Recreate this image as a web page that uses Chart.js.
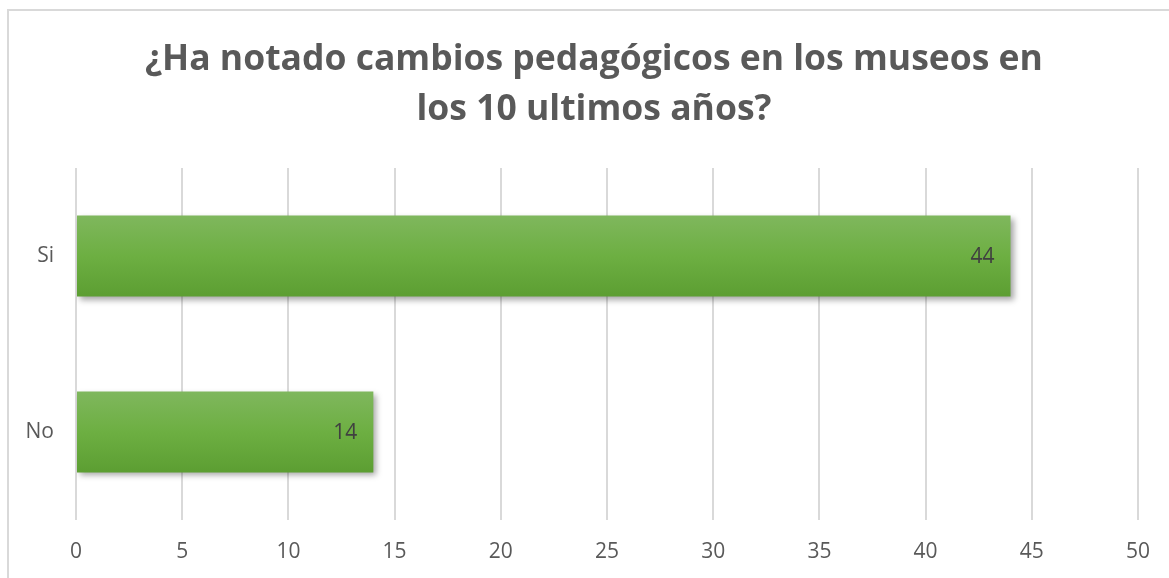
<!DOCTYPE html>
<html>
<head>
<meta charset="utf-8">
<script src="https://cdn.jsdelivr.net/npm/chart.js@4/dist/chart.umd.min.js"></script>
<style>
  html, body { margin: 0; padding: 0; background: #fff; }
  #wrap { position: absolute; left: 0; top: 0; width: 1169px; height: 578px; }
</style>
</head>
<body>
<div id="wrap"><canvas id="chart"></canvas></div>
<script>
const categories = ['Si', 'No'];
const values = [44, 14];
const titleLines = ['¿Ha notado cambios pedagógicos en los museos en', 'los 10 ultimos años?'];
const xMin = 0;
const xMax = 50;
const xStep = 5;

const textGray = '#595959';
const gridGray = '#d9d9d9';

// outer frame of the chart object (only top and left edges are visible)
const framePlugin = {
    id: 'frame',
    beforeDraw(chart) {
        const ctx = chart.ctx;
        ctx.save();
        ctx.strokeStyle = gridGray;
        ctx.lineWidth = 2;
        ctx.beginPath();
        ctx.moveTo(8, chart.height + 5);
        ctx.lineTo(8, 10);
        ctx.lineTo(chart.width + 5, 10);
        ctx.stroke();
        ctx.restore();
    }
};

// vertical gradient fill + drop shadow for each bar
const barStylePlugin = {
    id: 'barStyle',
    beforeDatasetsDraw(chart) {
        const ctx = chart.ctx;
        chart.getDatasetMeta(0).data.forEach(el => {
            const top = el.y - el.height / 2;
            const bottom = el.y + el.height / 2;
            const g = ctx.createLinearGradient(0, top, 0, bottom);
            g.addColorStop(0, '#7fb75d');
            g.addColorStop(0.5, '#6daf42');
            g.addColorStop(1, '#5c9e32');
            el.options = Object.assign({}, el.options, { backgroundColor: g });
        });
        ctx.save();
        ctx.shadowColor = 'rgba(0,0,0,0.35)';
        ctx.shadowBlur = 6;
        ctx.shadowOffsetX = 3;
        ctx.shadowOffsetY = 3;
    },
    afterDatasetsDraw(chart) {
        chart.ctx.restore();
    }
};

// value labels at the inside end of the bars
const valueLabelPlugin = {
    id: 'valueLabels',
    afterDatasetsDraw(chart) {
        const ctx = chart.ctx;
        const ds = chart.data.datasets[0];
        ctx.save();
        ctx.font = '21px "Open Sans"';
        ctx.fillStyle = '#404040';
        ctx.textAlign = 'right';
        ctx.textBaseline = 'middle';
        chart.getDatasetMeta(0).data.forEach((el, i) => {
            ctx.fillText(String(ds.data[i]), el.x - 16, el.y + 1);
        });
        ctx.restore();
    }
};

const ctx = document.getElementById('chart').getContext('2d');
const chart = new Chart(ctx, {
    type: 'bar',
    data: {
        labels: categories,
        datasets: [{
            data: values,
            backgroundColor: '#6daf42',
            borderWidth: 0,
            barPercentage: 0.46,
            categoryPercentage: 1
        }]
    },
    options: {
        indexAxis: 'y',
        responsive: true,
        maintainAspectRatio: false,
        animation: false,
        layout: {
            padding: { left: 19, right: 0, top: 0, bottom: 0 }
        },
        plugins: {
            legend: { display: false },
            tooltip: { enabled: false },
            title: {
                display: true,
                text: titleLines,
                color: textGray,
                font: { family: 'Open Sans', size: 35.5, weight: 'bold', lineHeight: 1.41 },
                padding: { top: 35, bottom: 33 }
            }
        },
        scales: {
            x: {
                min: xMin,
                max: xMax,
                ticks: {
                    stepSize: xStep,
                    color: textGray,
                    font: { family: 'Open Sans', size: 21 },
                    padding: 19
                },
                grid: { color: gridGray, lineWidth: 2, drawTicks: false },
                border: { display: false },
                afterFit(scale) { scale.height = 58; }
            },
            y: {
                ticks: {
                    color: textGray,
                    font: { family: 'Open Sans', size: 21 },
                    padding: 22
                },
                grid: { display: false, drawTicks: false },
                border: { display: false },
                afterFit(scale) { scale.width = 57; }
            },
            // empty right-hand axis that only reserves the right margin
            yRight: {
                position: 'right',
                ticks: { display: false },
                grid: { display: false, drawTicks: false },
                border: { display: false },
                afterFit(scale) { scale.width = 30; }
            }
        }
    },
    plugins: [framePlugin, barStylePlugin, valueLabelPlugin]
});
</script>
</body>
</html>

Do this - Each line above is to be copied verbatim. Drop any image from the copy.

In response -
Recreate this image as a web page that uses Chart.js.
<!DOCTYPE html>
<html>
<head>
<meta charset="utf-8">
<script src="https://cdn.jsdelivr.net/npm/chart.js@4/dist/chart.umd.min.js"></script>
<style>
  html, body { margin: 0; padding: 0; background: #fff; }
  #wrap { position: absolute; left: 0; top: 0; width: 1169px; height: 578px; }
</style>
</head>
<body>
<div id="wrap"><canvas id="chart"></canvas></div>
<script>
const categories = ['Si', 'No'];
const values = [44, 14];
const titleLines = ['¿Ha notado cambios pedagógicos en los museos en', 'los 10 ultimos años?'];
const xMin = 0;
const xMax = 50;
const xStep = 5;

const textGray = '#595959';
const gridGray = '#d9d9d9';

// outer frame of the chart object (only top and left edges are visible)
const framePlugin = {
    id: 'frame',
    beforeDraw(chart) {
        const ctx = chart.ctx;
        ctx.save();
        ctx.strokeStyle = gridGray;
        ctx.lineWidth = 2;
        ctx.beginPath();
        ctx.moveTo(8, chart.height + 5);
        ctx.lineTo(8, 10);
        ctx.lineTo(chart.width + 5, 10);
        ctx.stroke();
        ctx.restore();
    }
};

// vertical gradient fill + drop shadow for each bar
const barStylePlugin = {
    id: 'barStyle',
    beforeDatasetsDraw(chart) {
        const ctx = chart.ctx;
        chart.getDatasetMeta(0).data.forEach(el => {
            const top = el.y - el.height / 2;
            const bottom = el.y + el.height / 2;
            const g = ctx.createLinearGradient(0, top, 0, bottom);
            g.addColorStop(0, '#7fb75d');
            g.addColorStop(0.5, '#6daf42');
            g.addColorStop(1, '#5c9e32');
            el.options = Object.assign({}, el.options, { backgroundColor: g });
        });
        ctx.save();
        ctx.shadowColor = 'rgba(0,0,0,0.35)';
        ctx.shadowBlur = 6;
        ctx.shadowOffsetX = 3;
        ctx.shadowOffsetY = 3;
    },
    afterDatasetsDraw(chart) {
        chart.ctx.restore();
    }
};

// value labels at the inside end of the bars
const valueLabelPlugin = {
    id: 'valueLabels',
    afterDatasetsDraw(chart) {
        const ctx = chart.ctx;
        const ds = chart.data.datasets[0];
        ctx.save();
        ctx.font = '21px "Open Sans"';
        ctx.fillStyle = '#404040';
        ctx.textAlign = 'right';
        ctx.textBaseline = 'middle';
        chart.getDatasetMeta(0).data.forEach((el, i) => {
            ctx.fillText(String(ds.data[i]), el.x - 16, el.y + 1);
        });
        ctx.restore();
    }
};

const ctx = document.getElementById('chart').getContext('2d');
const chart = new Chart(ctx, {
    type: 'bar',
    data: {
        labels: categories,
        datasets: [{
            data: values,
            backgroundColor: '#6daf42',
            borderWidth: 0,
            barPercentage: 0.46,
            categoryPercentage: 1
        }]
    },
    options: {
        indexAxis: 'y',
        responsive: true,
        maintainAspectRatio: false,
        animation: false,
        layout: {
            padding: { left: 19, right: 0, top: 0, bottom: 0 }
        },
        plugins: {
            legend: { display: false },
            tooltip: { enabled: false },
            title: {
                display: true,
                text: titleLines,
                color: textGray,
                font: { family: 'Open Sans', size: 35.5, weight: 'bold', lineHeight: 1.41 },
                padding: { top: 35, bottom: 33 }
            }
        },
        scales: {
            x: {
                min: xMin,
                max: xMax,
                ticks: {
                    stepSize: xStep,
                    color: textGray,
                    font: { family: 'Open Sans', size: 21 },
                    padding: 19
                },
                grid: { color: gridGray, lineWidth: 2, drawTicks: false },
                border: { display: false },
                afterFit(scale) { scale.height = 58; }
            },
            y: {
                ticks: {
                    color: textGray,
                    font: { family: 'Open Sans', size: 21 },
                    padding: 22
                },
                grid: { display: false, drawTicks: false },
                border: { display: false },
                afterFit(scale) { scale.width = 57; }
            },
            // empty right-hand axis that only reserves the right margin
            yRight: {
                position: 'right',
                ticks: { display: false },
                grid: { display: false, drawTicks: false },
                border: { display: false },
                afterFit(scale) { scale.width = 30; }
            }
        }
    },
    plugins: [framePlugin, barStylePlugin, valueLabelPlugin]
});
</script>
</body>
</html>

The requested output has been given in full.